**Task**: Each line below should be retyped exactly, with no pictures.

───── Stored rows

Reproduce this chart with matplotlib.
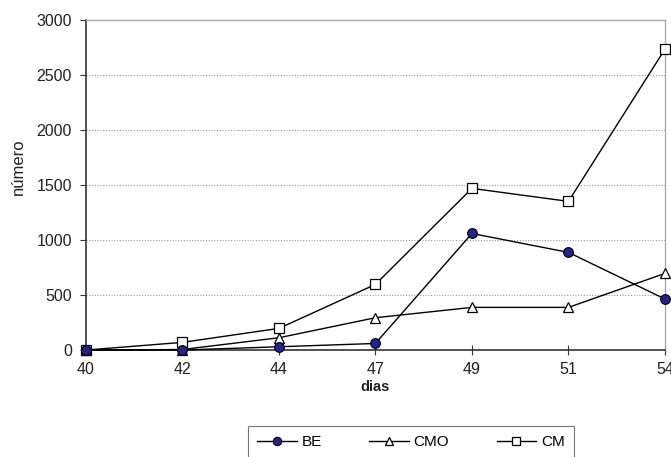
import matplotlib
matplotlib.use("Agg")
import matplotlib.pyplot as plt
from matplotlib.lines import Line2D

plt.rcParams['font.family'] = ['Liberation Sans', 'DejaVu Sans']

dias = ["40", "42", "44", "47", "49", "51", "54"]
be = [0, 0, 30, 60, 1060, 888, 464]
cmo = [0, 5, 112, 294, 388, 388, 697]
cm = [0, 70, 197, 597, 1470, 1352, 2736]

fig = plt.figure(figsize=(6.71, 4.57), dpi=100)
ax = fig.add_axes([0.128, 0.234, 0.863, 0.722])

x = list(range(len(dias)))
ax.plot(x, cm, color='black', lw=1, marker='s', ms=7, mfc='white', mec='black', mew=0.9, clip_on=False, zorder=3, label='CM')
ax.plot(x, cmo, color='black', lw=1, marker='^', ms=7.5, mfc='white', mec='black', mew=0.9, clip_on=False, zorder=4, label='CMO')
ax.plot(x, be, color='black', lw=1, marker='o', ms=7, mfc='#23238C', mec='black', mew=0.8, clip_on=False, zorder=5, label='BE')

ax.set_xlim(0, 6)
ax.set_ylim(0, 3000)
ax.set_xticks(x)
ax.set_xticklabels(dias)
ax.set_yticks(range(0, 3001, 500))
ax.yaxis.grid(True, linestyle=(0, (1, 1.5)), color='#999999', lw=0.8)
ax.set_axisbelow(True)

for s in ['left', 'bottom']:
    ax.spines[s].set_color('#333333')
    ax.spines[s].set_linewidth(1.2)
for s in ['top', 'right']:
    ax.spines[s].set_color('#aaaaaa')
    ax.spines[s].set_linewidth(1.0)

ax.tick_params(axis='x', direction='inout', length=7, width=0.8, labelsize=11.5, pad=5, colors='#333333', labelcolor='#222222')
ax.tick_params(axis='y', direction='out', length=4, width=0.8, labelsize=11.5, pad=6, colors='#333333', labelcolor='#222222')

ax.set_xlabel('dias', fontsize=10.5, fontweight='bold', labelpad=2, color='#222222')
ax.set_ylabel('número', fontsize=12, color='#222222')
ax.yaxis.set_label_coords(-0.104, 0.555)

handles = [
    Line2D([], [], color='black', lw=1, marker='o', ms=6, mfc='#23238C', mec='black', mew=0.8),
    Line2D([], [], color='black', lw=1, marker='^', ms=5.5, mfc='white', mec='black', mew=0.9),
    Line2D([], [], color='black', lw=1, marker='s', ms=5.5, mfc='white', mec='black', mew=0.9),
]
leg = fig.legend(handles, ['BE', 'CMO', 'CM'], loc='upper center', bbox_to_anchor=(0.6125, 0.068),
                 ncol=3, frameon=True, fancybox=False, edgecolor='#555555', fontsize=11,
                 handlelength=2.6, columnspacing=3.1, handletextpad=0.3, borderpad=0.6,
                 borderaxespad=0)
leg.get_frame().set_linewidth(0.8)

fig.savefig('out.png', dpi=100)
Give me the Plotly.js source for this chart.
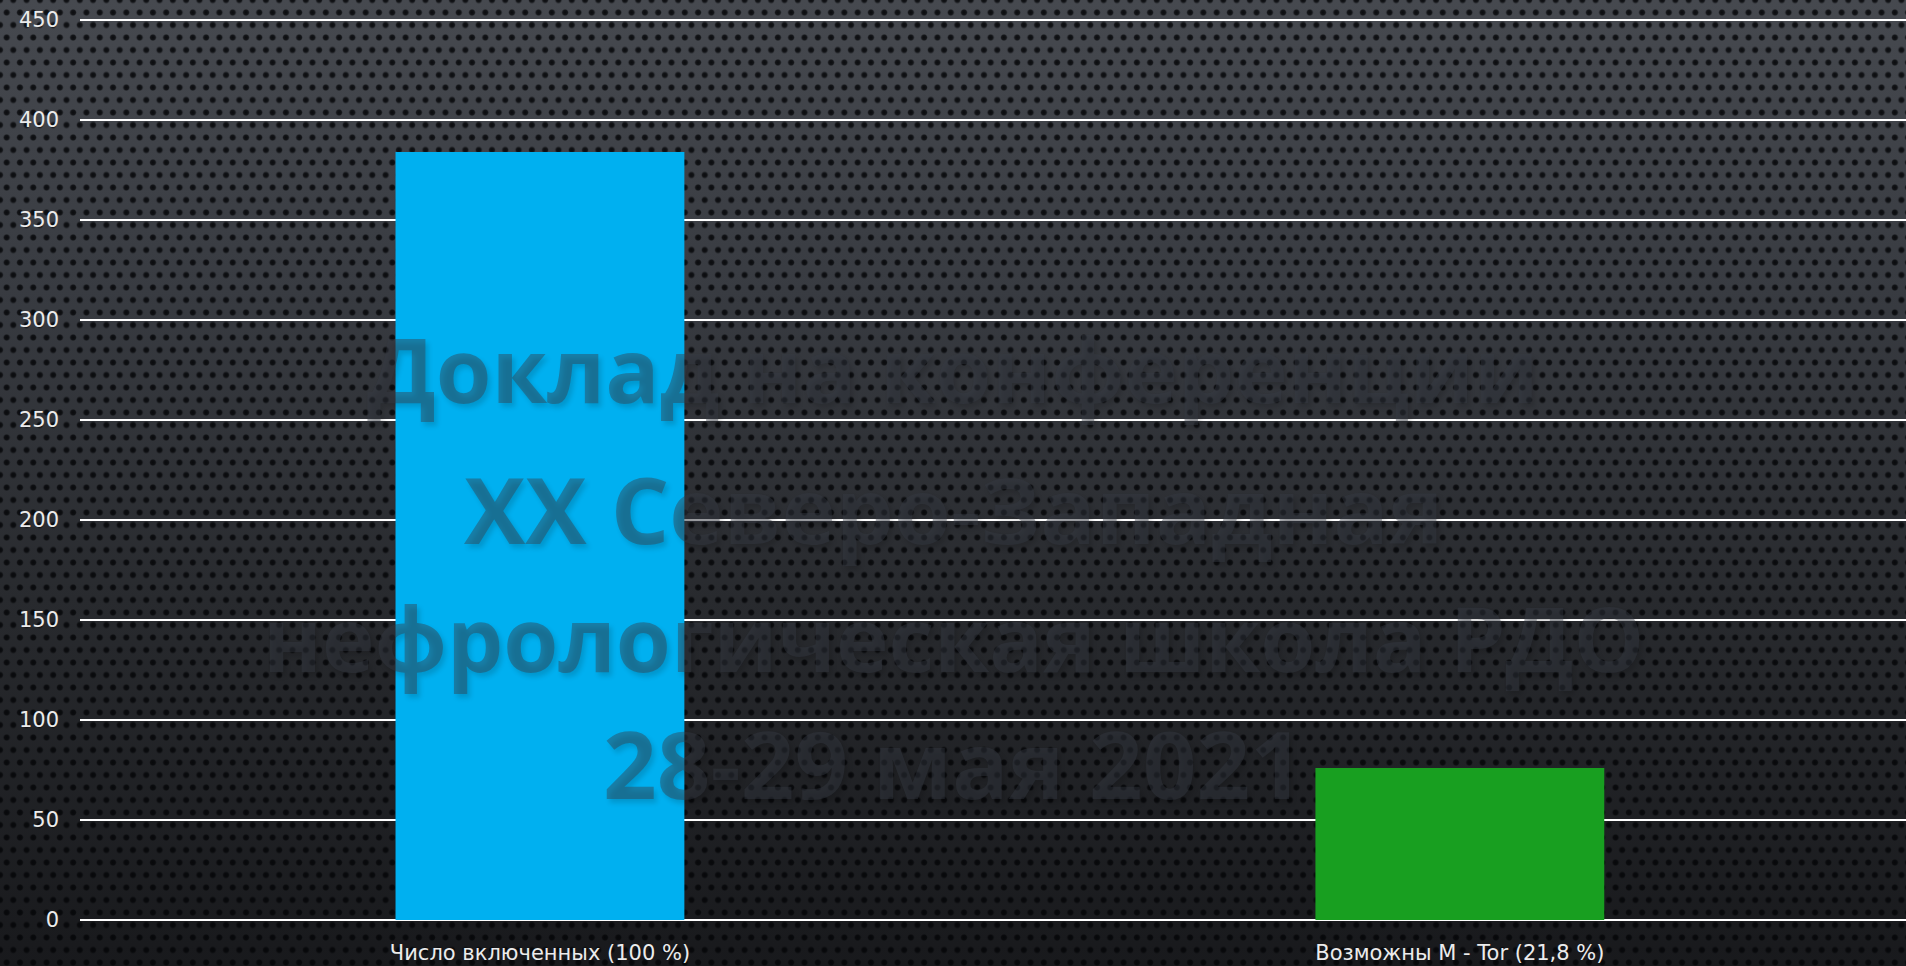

──────────

**Solution for this task**:
Reproduce this chart with matplotlib.
import matplotlib
matplotlib.use("Agg")
import matplotlib.pyplot as plt
from matplotlib.lines import Line2D

plt.rcParams['font.family'] = ['Liberation Sans', 'DejaVu Sans']

dias = ["40", "42", "44", "47", "49", "51", "54"]
be = [0, 0, 30, 60, 1060, 888, 464]
cmo = [0, 5, 112, 294, 388, 388, 697]
cm = [0, 70, 197, 597, 1470, 1352, 2736]

fig = plt.figure(figsize=(6.71, 4.57), dpi=100)
ax = fig.add_axes([0.128, 0.234, 0.863, 0.722])

x = list(range(len(dias)))
ax.plot(x, cm, color='black', lw=1, marker='s', ms=7, mfc='white', mec='black', mew=0.9, clip_on=False, zorder=3, label='CM')
ax.plot(x, cmo, color='black', lw=1, marker='^', ms=7.5, mfc='white', mec='black', mew=0.9, clip_on=False, zorder=4, label='CMO')
ax.plot(x, be, color='black', lw=1, marker='o', ms=7, mfc='#23238C', mec='black', mew=0.8, clip_on=False, zorder=5, label='BE')

ax.set_xlim(0, 6)
ax.set_ylim(0, 3000)
ax.set_xticks(x)
ax.set_xticklabels(dias)
ax.set_yticks(range(0, 3001, 500))
ax.yaxis.grid(True, linestyle=(0, (1, 1.5)), color='#999999', lw=0.8)
ax.set_axisbelow(True)

for s in ['left', 'bottom']:
    ax.spines[s].set_color('#333333')
    ax.spines[s].set_linewidth(1.2)
for s in ['top', 'right']:
    ax.spines[s].set_color('#aaaaaa')
    ax.spines[s].set_linewidth(1.0)

ax.tick_params(axis='x', direction='inout', length=7, width=0.8, labelsize=11.5, pad=5, colors='#333333', labelcolor='#222222')
ax.tick_params(axis='y', direction='out', length=4, width=0.8, labelsize=11.5, pad=6, colors='#333333', labelcolor='#222222')

ax.set_xlabel('dias', fontsize=10.5, fontweight='bold', labelpad=2, color='#222222')
ax.set_ylabel('número', fontsize=12, color='#222222')
ax.yaxis.set_label_coords(-0.104, 0.555)

handles = [
    Line2D([], [], color='black', lw=1, marker='o', ms=6, mfc='#23238C', mec='black', mew=0.8),
    Line2D([], [], color='black', lw=1, marker='^', ms=5.5, mfc='white', mec='black', mew=0.9),
    Line2D([], [], color='black', lw=1, marker='s', ms=5.5, mfc='white', mec='black', mew=0.9),
]
leg = fig.legend(handles, ['BE', 'CMO', 'CM'], loc='upper center', bbox_to_anchor=(0.6125, 0.068),
                 ncol=3, frameon=True, fancybox=False, edgecolor='#555555', fontsize=11,
                 handlelength=2.6, columnspacing=3.1, handletextpad=0.3, borderpad=0.6,
                 borderaxespad=0)
leg.get_frame().set_linewidth(0.8)

fig.savefig('out.png', dpi=100)
Give me the Plotly.js source for this chart.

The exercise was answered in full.